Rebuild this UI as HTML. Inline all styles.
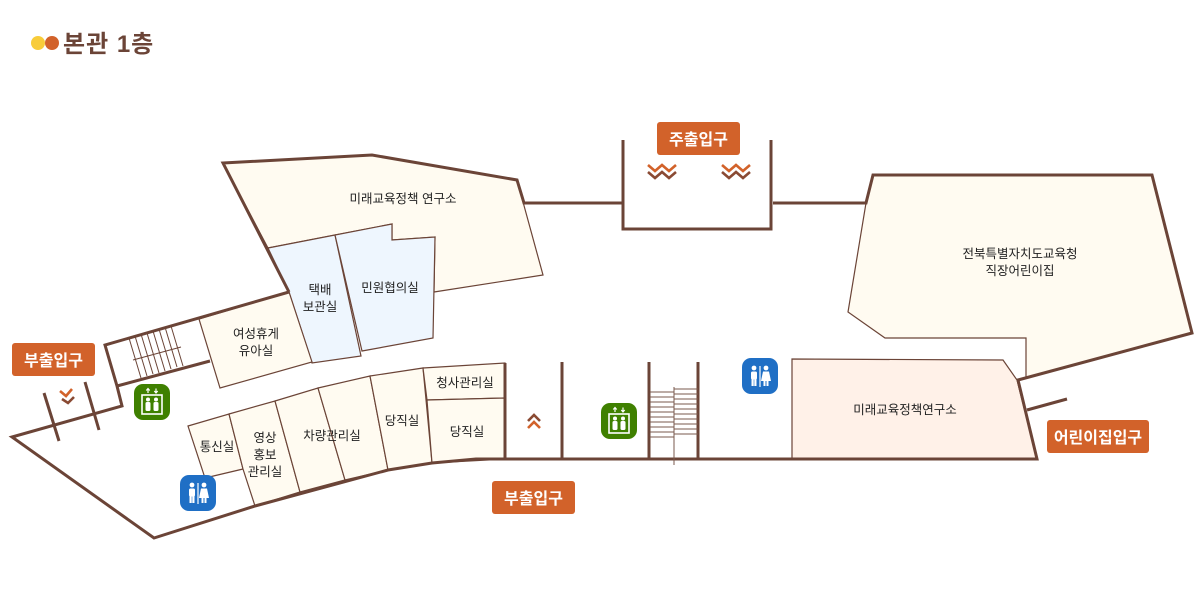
<!DOCTYPE html>
<html><head><meta charset="utf-8"><style>
html,body{margin:0;padding:0;background:#fff;}
svg{display:block;}
text{font-family:"Liberation Sans","Noto Sans CJK KR",sans-serif;}
.rl{font-size:12.5px;fill:#222;text-anchor:middle;}
.lb{font-size:16px;font-weight:bold;fill:#fff;text-anchor:middle;}
</style></head><body>
<svg width="1200" height="600" viewBox="0 0 1200 600" xmlns="http://www.w3.org/2000/svg">
<defs>
<g id="elev">
<rect x="0" y="0" width="36" height="36" rx="9" fill="#3f8000"/>
<rect x="8" y="11" width="20" height="19" fill="none" stroke="#fff" stroke-width="1.6"/>
<circle cx="14" cy="15.5" r="2" fill="#fff"/><rect x="11.5" y="18" width="5" height="9" rx="1.5" fill="#fff"/>
<circle cx="22" cy="15.5" r="2" fill="#fff"/><rect x="19.5" y="18" width="5" height="9" rx="1.5" fill="#fff"/>
<path d="M14 9V5M12.3 6.5L14 4.5L15.7 6.5M22 4.5V8.5M20.3 7L22 9L23.7 7" stroke="#fff" stroke-width="1.2" fill="none"/>
</g>
<g id="wc">
<rect x="0" y="0" width="36" height="36" rx="9" fill="#1f6fc5"/>
<circle cx="12" cy="10" r="2.4" fill="#fff"/><rect x="9" y="13.5" width="6" height="8" rx="1.5" fill="#fff"/>
<rect x="9.5" y="20" width="2.2" height="8" fill="#fff"/><rect x="12.3" y="20" width="2.2" height="8" fill="#fff"/>
<line x1="18" y1="8" x2="18" y2="29" stroke="#fff" stroke-width="1.2"/>
<circle cx="24" cy="10" r="2.4" fill="#fff"/><path d="M21 13.5H27L29 23H19Z" fill="#fff"/>
<rect x="21.5" y="22" width="2" height="6" fill="#fff"/><rect x="24.5" y="22" width="2" height="6" fill="#fff"/>
</g>
</defs>

<!-- title -->
<circle cx="38" cy="43" r="7" fill="#f8cc3a"/>
<circle cx="52" cy="43" r="7" fill="#d2622a"/>
<text x="63" y="52" font-size="24" font-weight="bold" fill="#6b4437" letter-spacing="1" style="font-family:'Liberation Sans','Noto Sans CJK KR',sans-serif">본관 1층</text>

<g stroke="#6b4437" stroke-width="1.2" stroke-linejoin="miter">
<polygon points="223,163 372,155 517,180 543,275 434,292 435,237 392,240 392,224 268,248" fill="#fffbf1"/>
<polygon points="268,248 335,235 361,356 312,363 289,292" fill="#eef6fe"/>
<polygon points="335,235 392,224 392,240 435,237 433,338 362,351" fill="#eef6fe"/>
<polygon points="199,319 289,292 312,362 220,388" fill="#fffbf1"/>
<polygon points="873,175 1152,175 1192,333 1018,380 1026,378 1026,338 885,338 848,312 866,203" fill="#fffbf1"/>
<polygon points="792,359 1003,360 1017,380 1037,459 792,459" fill="#fff1e8"/>
<polygon points="188,426 229,414 243,469 205,478" fill="#fffbf1"/>
<polygon points="229,414 275,401 300,492 255,506 243,469" fill="#fffbf1"/>
<polygon points="275,401 318,388 345,480 300,492" fill="#fffbf1"/>
<polygon points="318,388 370,376 388,470 345,480" fill="#fffbf1"/>
<polygon points="370,376 423,368 432,463 388,470" fill="#fffbf1"/>
<polygon points="423,368 505,363 505,398 427,400" fill="#fffbf1"/>
<polygon points="427,400 505,398 505,459 432,463" fill="#fffbf1"/>
</g>

<g stroke="#6b4437" stroke-width="3" fill="none" stroke-linejoin="miter">
<polyline points="289,292 223,163 372,155 517,180 524,203 623,203"/>
<polyline points="623,140 623,229 771,229 771,140"/>
<polyline points="773,203 866,203 873,175 1152,175 1192,333 1018,380 1037,459 476,459 432,463 388,470 255,506 154,538 12,437 122,406 117,386 105,345 289,292"/>
<line x1="117" y1="386" x2="210" y2="361"/>
<line x1="1027" y1="410" x2="1067" y2="399"/>
<line x1="505" y1="363" x2="505" y2="459"/>
<line x1="562" y1="362" x2="562" y2="459"/>
<line x1="649" y1="362" x2="649" y2="459"/>
<line x1="698" y1="362" x2="698" y2="459"/>
<line x1="44" y1="393" x2="59" y2="441"/>
<line x1="85" y1="382" x2="99" y2="430"/>
</g>

<!-- stairs left -->
<g stroke="#6b4437" stroke-width="1">
<line x1="129" y1="338" x2="141" y2="378"/>
<line x1="135" y1="336" x2="147" y2="376"/>
<line x1="141" y1="334" x2="153" y2="374"/>
<line x1="147" y1="333" x2="159" y2="373"/>
<line x1="153" y1="331" x2="165" y2="371"/>
<line x1="159" y1="329" x2="171" y2="369"/>
<line x1="165" y1="327" x2="177" y2="367"/>
<line x1="171" y1="326" x2="183" y2="366"/>
<line x1="133" y1="360" x2="181" y2="347"/>
</g>
<g stroke="#7a5a4e" stroke-width="1">
<line x1="674" y1="387" x2="674" y2="465"/>
<line x1="650" y1="392" x2="674" y2="392"/><line x1="650" y1="397" x2="674" y2="397"/>
<line x1="650" y1="402" x2="674" y2="402"/><line x1="650" y1="407" x2="674" y2="407"/>
<line x1="650" y1="412" x2="674" y2="412"/><line x1="650" y1="417" x2="674" y2="417"/>
<line x1="650" y1="422" x2="674" y2="422"/><line x1="650" y1="427" x2="674" y2="427"/>
<line x1="650" y1="432" x2="674" y2="432"/><line x1="650" y1="437" x2="674" y2="437"/>
<line x1="674" y1="389" x2="698" y2="389"/><line x1="674" y1="394" x2="698" y2="394"/>
<line x1="674" y1="399" x2="698" y2="399"/><line x1="674" y1="404" x2="698" y2="404"/>
<line x1="674" y1="409" x2="698" y2="409"/><line x1="674" y1="414" x2="698" y2="414"/>
<line x1="674" y1="419" x2="698" y2="419"/><line x1="674" y1="424" x2="698" y2="424"/>
<line x1="674" y1="429" x2="698" y2="429"/><line x1="674" y1="434" x2="698" y2="434"/>
</g>

<g fill="none" stroke-width="2.6">
<polyline points="648,165 655,171 662,165 669,171 676,165" stroke="#d2622a"/>
<polyline points="648,172 655,178 662,172 669,178 676,172" stroke="#8a4a33"/>
<polyline points="722,165 729,171 736,165 743,171 750,165" stroke="#d2622a"/>
<polyline points="722,172 729,178 736,172 743,178 750,172" stroke="#8a4a33"/>
<polyline points="528,421 534,415 540,421" stroke="#8a4a33"/>
<polyline points="528,428 534,422 540,428" stroke="#d2622a"/>
<polyline points="60,391 66,396 72,389" stroke="#d2622a"/>
<polyline points="62,399 68,403 74,397" stroke="#8a4a33"/>
</g>

<use href="#elev" x="134" y="384"/>
<use href="#elev" x="601" y="403"/>
<use href="#wc" x="180" y="475"/>
<use href="#wc" x="742" y="358"/>

<rect x="12" y="343" width="83" height="33" rx="3" fill="#d2622a"/>
<text class="lb" x="53.5" y="366">부출입구</text>
<rect x="657" y="122" width="83" height="33" rx="3" fill="#d2622a"/>
<text class="lb" x="698.5" y="145">주출입구</text>
<rect x="492" y="481" width="83" height="33" rx="3" fill="#d2622a"/>
<text class="lb" x="533.5" y="504">부출입구</text>
<rect x="1047" y="420" width="102" height="33" rx="3" fill="#d2622a"/>
<text class="lb" x="1098" y="443">어린이집입구</text>

<text class="rl" x="403" y="203">미래교육정책 연구소</text>
<text class="rl" x="320" y="294">택배</text>
<text class="rl" x="320" y="311">보관실</text>
<text class="rl" x="390" y="292">민원협의실</text>
<text class="rl" x="256" y="338">여성휴게</text>
<text class="rl" x="256" y="355">유아실</text>
<text class="rl" x="1020" y="258">전북특별자치도교육청</text>
<text class="rl" x="1020" y="275">직장어린이집</text>
<text class="rl" x="905" y="414">미래교육정책연구소</text>
<text class="rl" x="465" y="387">청사관리실</text>
<text class="rl" x="467" y="436">당직실</text>
<text class="rl" x="402" y="425">당직실</text>
<text class="rl" x="332" y="440">차량관리실</text>
<text class="rl" x="265" y="442">영상</text>
<text class="rl" x="265" y="459">홍보</text>
<text class="rl" x="265" y="476">관리실</text>
<text class="rl" x="217" y="451">통신실</text>
</svg>
</body></html>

************

» Problem description:
Leave out the pictures. Transcribe only the lines above, from the first through the one that contains "Sans','Noto Sans CJK".

» Exercise result:
Rebuild this UI as HTML. Inline all styles.
<!DOCTYPE html>
<html><head><meta charset="utf-8"><style>
html,body{margin:0;padding:0;background:#fff;}
svg{display:block;}
text{font-family:"Liberation Sans","Noto Sans CJK KR",sans-serif;}
.rl{font-size:12.5px;fill:#222;text-anchor:middle;}
.lb{font-size:16px;font-weight:bold;fill:#fff;text-anchor:middle;}
</style></head><body>
<svg width="1200" height="600" viewBox="0 0 1200 600" xmlns="http://www.w3.org/2000/svg">
<defs>
<g id="elev">
<rect x="0" y="0" width="36" height="36" rx="9" fill="#3f8000"/>
<rect x="8" y="11" width="20" height="19" fill="none" stroke="#fff" stroke-width="1.6"/>
<circle cx="14" cy="15.5" r="2" fill="#fff"/><rect x="11.5" y="18" width="5" height="9" rx="1.5" fill="#fff"/>
<circle cx="22" cy="15.5" r="2" fill="#fff"/><rect x="19.5" y="18" width="5" height="9" rx="1.5" fill="#fff"/>
<path d="M14 9V5M12.3 6.5L14 4.5L15.7 6.5M22 4.5V8.5M20.3 7L22 9L23.7 7" stroke="#fff" stroke-width="1.2" fill="none"/>
</g>
<g id="wc">
<rect x="0" y="0" width="36" height="36" rx="9" fill="#1f6fc5"/>
<circle cx="12" cy="10" r="2.4" fill="#fff"/><rect x="9" y="13.5" width="6" height="8" rx="1.5" fill="#fff"/>
<rect x="9.5" y="20" width="2.2" height="8" fill="#fff"/><rect x="12.3" y="20" width="2.2" height="8" fill="#fff"/>
<line x1="18" y1="8" x2="18" y2="29" stroke="#fff" stroke-width="1.2"/>
<circle cx="24" cy="10" r="2.4" fill="#fff"/><path d="M21 13.5H27L29 23H19Z" fill="#fff"/>
<rect x="21.5" y="22" width="2" height="6" fill="#fff"/><rect x="24.5" y="22" width="2" height="6" fill="#fff"/>
</g>
</defs>

<!-- title -->
<circle cx="38" cy="43" r="7" fill="#f8cc3a"/>
<circle cx="52" cy="43" r="7" fill="#d2622a"/>
<text x="63" y="52" font-size="24" font-weight="bold" fill="#6b4437" letter-spacing="1" style="font-family:'Liberation Sans','Noto Sans CJK KR',sans-serif">본관 1층</text>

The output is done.